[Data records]
-*-*-
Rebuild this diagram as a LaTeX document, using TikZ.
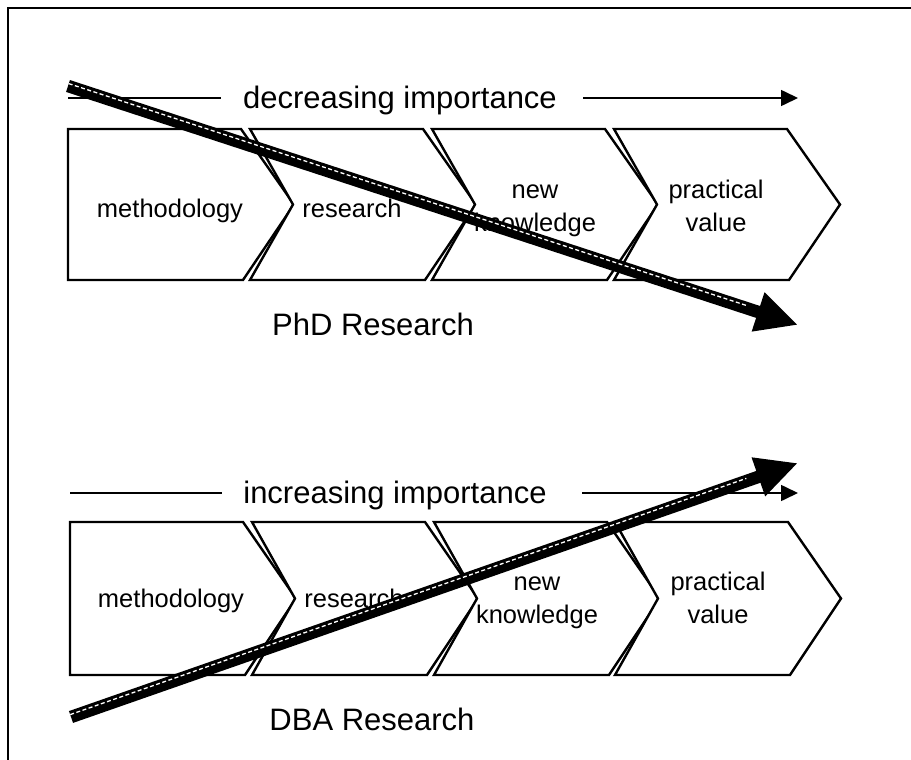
\documentclass[tikz,border=0pt]{standalone}
\usepackage{fontspec}
\setmainfont{Liberation Sans}
\usetikzlibrary{arrows.meta,calc}

\tikzset{
  frameline/.style={line width=2pt},
  chev/.style={draw=black, fill=white, line width=2.4pt, line join=miter},
  boxlabel/.style={font=\fontsize{25.5}{32.5}\selectfont, align=center, inner sep=0pt},
  heading/.style={font=\fontsize{31}{36}\selectfont, inner sep=0pt, anchor=base},
  caption/.style={font=\fontsize{31}{36}\selectfont, inner sep=0pt, anchor=base},
  guide/.style={line width=1.6pt},
  guidetip/.style={-{Triangle[length=17pt,width=16pt]}},
  bigarrow/.style={line width=12.5pt, -{Triangle[length=42pt,width=38pt]}},
  sheen/.style={white, line width=1.3pt, dash pattern=on 4pt off 2.5pt},
}

% one chevron: #1 left x, #2 top y, #3 bottom y, #4 first in row (1) or not (0)
\newcommand{\chevshape}[4]{%
  \pgfmathsetmacro{\cL}{#1}%
  \pgfmathsetmacro{\cR}{#1+173}%
  \pgfmathsetmacro{\cM}{(#2+#3)/2}%
  \ifnum#4=1
    \draw[chev] (\cL,#2) -- (\cR,#2) -- (\cR+53,\cM) -- (\cR+2,#3) -- (\cL,#3) -- cycle;
  \else
    \draw[chev] (\cL,#2) -- (\cR,#2) -- (\cR+53,\cM) -- (\cR+2,#3) -- (\cL,#3) -- (\cL+43,\cM) -- cycle;
  \fi
}

\begin{document}
\begin{tikzpicture}[x=1pt,y=-1pt]
\useasboundingbox (0,0) rectangle (911,760);

% partial frame (top and left edges)
\draw[frameline] (8,770) -- (8,8) -- (920,8);

%------------------------------------------------------------
% upper chain
\node[heading] (dectext) at (400,108) {decreasing importance};
\coordinate (decL0) at (68,98);
\coordinate (decL1) at (221,98);
\coordinate (decR0) at (583,98);
\coordinate (decR1) at (798,98);
\draw[guide] (decL0) -- (decL1);
\draw[guide,guidetip] (decR0) -- (decR1);

\chevshape{68}{129}{280}{1}
\chevshape{250}{129}{280}{0}
\chevshape{432}{129}{280}{0}
\chevshape{614}{129}{280}{0}

% multi-line labels: base anchor sits on the last line
\node[boxlabel, anchor=base] (t1) at (170,217) {methodology};
\node[boxlabel, anchor=base] (t2) at (352,217) {research};
\node[boxlabel, anchor=base] (t3) at (535,231) {new\\knowledge};
\node[boxlabel, anchor=base] (t4) at (716,231) {practical\\value};

\node[caption] (phd) at (373,335) {PhD Research};

% falling arrow
\coordinate (da) at (68,86);
\coordinate (db) at (798,325);
\draw[bigarrow] (da) -- (db);
\draw[sheen] ($(da)+(0.7,-2.4)$) -- ($(da)!0.93!(db)+(0.7,-2.4)$);

%------------------------------------------------------------
% lower chain
\node[heading] (inctext) at (395,503) {increasing importance};
\coordinate (incL0) at (70,493);
\coordinate (incL1) at (222,493);
\coordinate (incR0) at (582,493);
\coordinate (incR1) at (798,493);
\draw[guide] (incL0) -- (incL1);
\draw[guide,guidetip] (incR0) -- (incR1);

\chevshape{70}{522}{675}{1}
\chevshape{252}{522}{675}{0}
\chevshape{434}{522}{675}{0}
\chevshape{615}{522}{675}{0}

\node[boxlabel, anchor=base] (b1) at (171,607) {methodology};
\node[boxlabel, anchor=base] (b2) at (354,607) {research};
\node[boxlabel, anchor=base] (b3) at (537,623) {new\\knowledge};
\node[boxlabel, anchor=base] (b4) at (718,623) {practical\\value};

\node[caption] (dba) at (372,730) {DBA Research};

% rising arrow
\coordinate (ua) at (71,717);
\coordinate (ub) at (798,463);
\draw[bigarrow] (ua) -- (ub);
\draw[sheen] ($(ua)+(-0.8,-2.4)$) -- ($(ua)!0.93!(ub)+(-0.8,-2.4)$);
\end{tikzpicture}
\end{document}
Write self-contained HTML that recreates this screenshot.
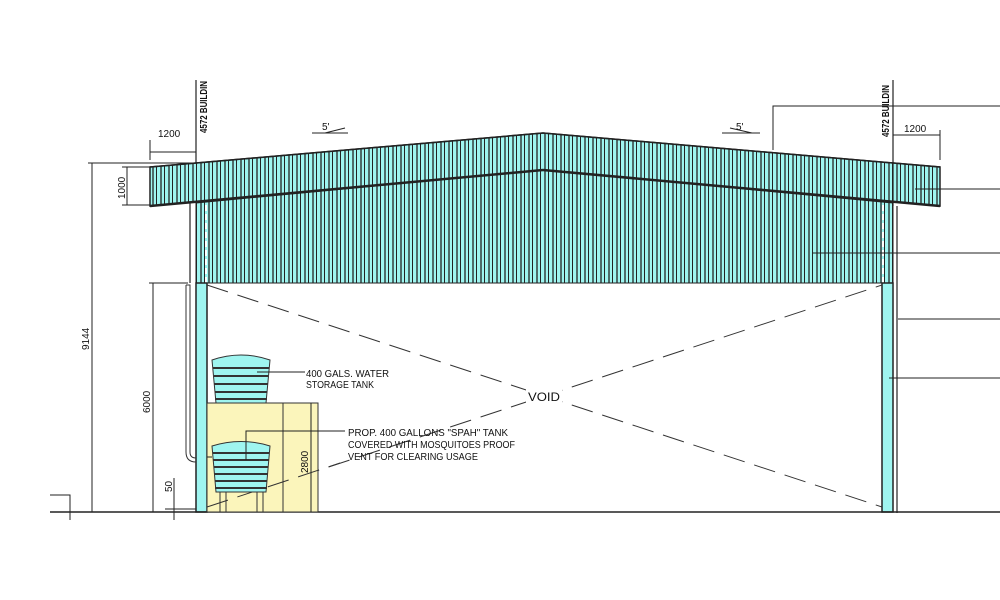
<!DOCTYPE html>
<html><head><meta charset="utf-8"><style>
html,body{margin:0;padding:0;background:#fff;}
svg{display:block;}
text{font-family:"Liberation Sans",sans-serif;fill:#111;}
</style></head><body>
<svg width="1000" height="600" viewBox="0 0 1000 600" xmlns="http://www.w3.org/2000/svg">
<defs>
<pattern id="rib" x="0" y="0" width="8" height="10" patternUnits="userSpaceOnUse">
<rect width="8" height="10" fill="#9ff5f0"/>
<line x1="1" y1="0" x2="1" y2="10" stroke="#222" stroke-width="1.3"/>
<line x1="4.5" y1="0" x2="4.5" y2="10" stroke="#222" stroke-width="1"/>
</pattern>
</defs>
<polygon points="196,203 543,170 893,203 893,283 196,283" fill="url(#rib)" stroke="#222" stroke-width="1"/>
<polygon points="150,167 543,133 940,167 940,206 543,170 150,206" fill="url(#rib)" stroke="#222" stroke-width="1.5"/>
<line x1="150" y1="206" x2="543" y2="170" stroke="#222" stroke-width="2.5"/>
<line x1="543" y1="170" x2="940" y2="206" stroke="#222" stroke-width="2.5"/>
<line x1="150" y1="167" x2="543" y2="133" stroke="#222" stroke-width="1.5"/>
<line x1="543" y1="133" x2="940" y2="167" stroke="#222" stroke-width="1.5"/>
<line x1="206" y1="205" x2="206" y2="283" stroke="#fff" stroke-width="2" stroke-dasharray="6,3"/>
<line x1="883" y1="205" x2="883" y2="283" stroke="#fff" stroke-width="2" stroke-dasharray="6,3"/>
<rect x="196" y="283" width="11" height="229" fill="#9ff5f0" stroke="#222" stroke-width="1.5"/>
<rect x="882" y="283" width="11" height="229" fill="#9ff5f0" stroke="#222" stroke-width="1.5"/>
<line x1="897" y1="206" x2="897" y2="513" stroke="#222" stroke-width="1.2"/>
<line x1="190" y1="203" x2="190" y2="283" stroke="#222" stroke-width="1.2"/>
<path d="M186,285 L190,285 L190,452 Q190,458 196,458" fill="none" stroke="#333" stroke-width="1"/>
<path d="M186,285 L186,452 Q186,462 196,462" fill="none" stroke="#333" stroke-width="1"/>
<line x1="196" y1="80" x2="196" y2="163" stroke="#222" stroke-width="1.2"/>
<line x1="893" y1="80" x2="893" y2="206" stroke="#222" stroke-width="1.2"/>
<text transform="translate(207,133) rotate(-90)" font-size="10" font-weight="bold" textLength="52" lengthAdjust="spacingAndGlyphs">4572 BUILDIN</text>
<text transform="translate(889,137) rotate(-90)" font-size="10" font-weight="bold" textLength="52" lengthAdjust="spacingAndGlyphs">4572 BUILDIN</text>
<line x1="207" y1="285" x2="882" y2="507" stroke="#333" stroke-width="1" stroke-dasharray="22,10"/>
<line x1="207" y1="507" x2="882" y2="285" stroke="#333" stroke-width="1" stroke-dasharray="22,10"/>
<rect x="526" y="389" width="36" height="14" fill="#fff"/>
<text x="528" y="401" font-size="12" textLength="32" lengthAdjust="spacingAndGlyphs">VOID</text>
<line x1="50" y1="512" x2="1000" y2="512" stroke="#222" stroke-width="1.5"/>
<polyline points="50,495 70,495 70,520" fill="none" stroke="#222" stroke-width="1"/>
<rect x="207" y="403" width="111" height="109" fill="#fbf5bb" stroke="#333" stroke-width="1"/>
<line x1="283" y1="403" x2="283" y2="512" stroke="#333" stroke-width="1"/>
<line x1="207" y1="507" x2="340" y2="463" stroke="#333" stroke-width="1" stroke-dasharray="22,10"/>
<path d="M212,360 Q241,350 270,360 L266,403 L216,403 Z" fill="#9ff5f0" stroke="#333" stroke-width="1"/>
<g stroke="#333" stroke-width="2"><line x1="213" y1="368" x2="269" y2="368"/><line x1="214" y1="376" x2="268" y2="376"/><line x1="214" y1="384" x2="268" y2="384"/><line x1="215" y1="392" x2="267" y2="392"/><line x1="215" y1="399" x2="267" y2="399"/></g>
<line x1="257" y1="372" x2="305" y2="372" stroke="#222" stroke-width="1"/>
<text x="306" y="377" font-size="10" textLength="83" lengthAdjust="spacingAndGlyphs">400 GALS. WATER</text>
<text x="306" y="388" font-size="10" textLength="68" lengthAdjust="spacingAndGlyphs">STORAGE TANK</text>
<path d="M212,446 Q241,437 270,446 L266,492 L216,492 Z" fill="#9ff5f0" stroke="#333" stroke-width="1"/>
<g stroke="#333" stroke-width="2"><line x1="213" y1="453" x2="269" y2="453"/><line x1="213" y1="460" x2="269" y2="460"/><line x1="214" y1="467" x2="268" y2="467"/><line x1="214" y1="474" x2="268" y2="474"/><line x1="215" y1="481" x2="267" y2="481"/><line x1="215" y1="488" x2="267" y2="488"/></g>
<g stroke="#333" stroke-width="1"><line x1="220" y1="492" x2="220" y2="512"/><line x1="226" y1="492" x2="226" y2="512"/><line x1="257" y1="492" x2="257" y2="512"/><line x1="263" y1="492" x2="263" y2="512"/></g>
<polyline points="246,460 246,431 345,431" fill="none" stroke="#222" stroke-width="1"/>
<line x1="207" y1="457" x2="212" y2="457" stroke="#222"/>
<text x="348" y="436" font-size="10" textLength="160" lengthAdjust="spacingAndGlyphs">PROP. 400 GALLONS "SPAH" TANK</text>
<text x="348" y="448" font-size="10" textLength="167" lengthAdjust="spacingAndGlyphs">COVERED WITH MOSQUITOES PROOF</text>
<text x="348" y="460" font-size="10" textLength="130" lengthAdjust="spacingAndGlyphs">VENT FOR CLEARING USAGE</text>
<g stroke="#222" stroke-width="1" fill="none">
<line x1="150" y1="140" x2="150" y2="160"/><line x1="150" y1="152" x2="196" y2="152"/>
<line x1="940" y1="130" x2="940" y2="160"/><line x1="893" y1="135" x2="940" y2="135"/>
<line x1="127" y1="167" x2="127" y2="205"/><line x1="122" y1="167" x2="150" y2="167"/><line x1="122" y1="205" x2="150" y2="205"/>
<line x1="88" y1="163" x2="196" y2="163"/><line x1="92" y1="163" x2="92" y2="512"/>
<line x1="149" y1="283" x2="188" y2="283"/><line x1="153" y1="283" x2="153" y2="512"/>
<line x1="174" y1="478" x2="174" y2="520"/><line x1="165" y1="509" x2="196" y2="509"/>
<line x1="311" y1="403" x2="311" y2="512"/>
<line x1="312" y1="133" x2="348" y2="133"/><line x1="325" y1="133" x2="345" y2="128"/>
<line x1="722" y1="133" x2="760" y2="133"/><line x1="730" y1="128" x2="752" y2="133"/>
<polyline points="773,150 773,106 1000,106"/>
<line x1="915" y1="189" x2="1000" y2="189"/>
<line x1="813" y1="253" x2="1000" y2="253"/>
<line x1="898" y1="319" x2="1000" y2="319"/>
<line x1="889" y1="378" x2="1000" y2="378"/>
</g>
<text x="158" y="137" font-size="10">1200</text>
<text x="904" y="132" font-size="10">1200</text>
<text transform="translate(125,199) rotate(-90)" font-size="10">1000</text>
<text transform="translate(89,350) rotate(-90)" font-size="10">9144</text>
<text transform="translate(150,413) rotate(-90)" font-size="10">6000</text>
<text transform="translate(172,492) rotate(-90)" font-size="10">50</text>
<text transform="translate(308,473) rotate(-90)" font-size="10">2800</text>
<text x="322" y="130" font-size="10">5'</text>
<text x="736" y="130" font-size="10">5'</text>
</svg>
</body></html>
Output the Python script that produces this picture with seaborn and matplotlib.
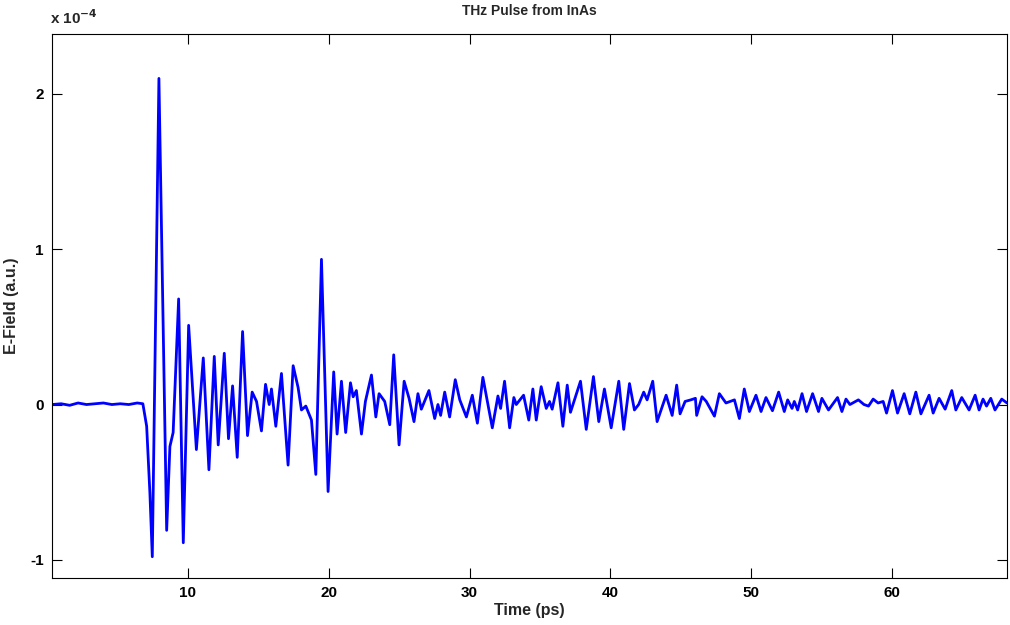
-*-*-
What is required — Count every line in the entries above where the word "that" appears; respond with the number alone.

Answer for this exercise — 2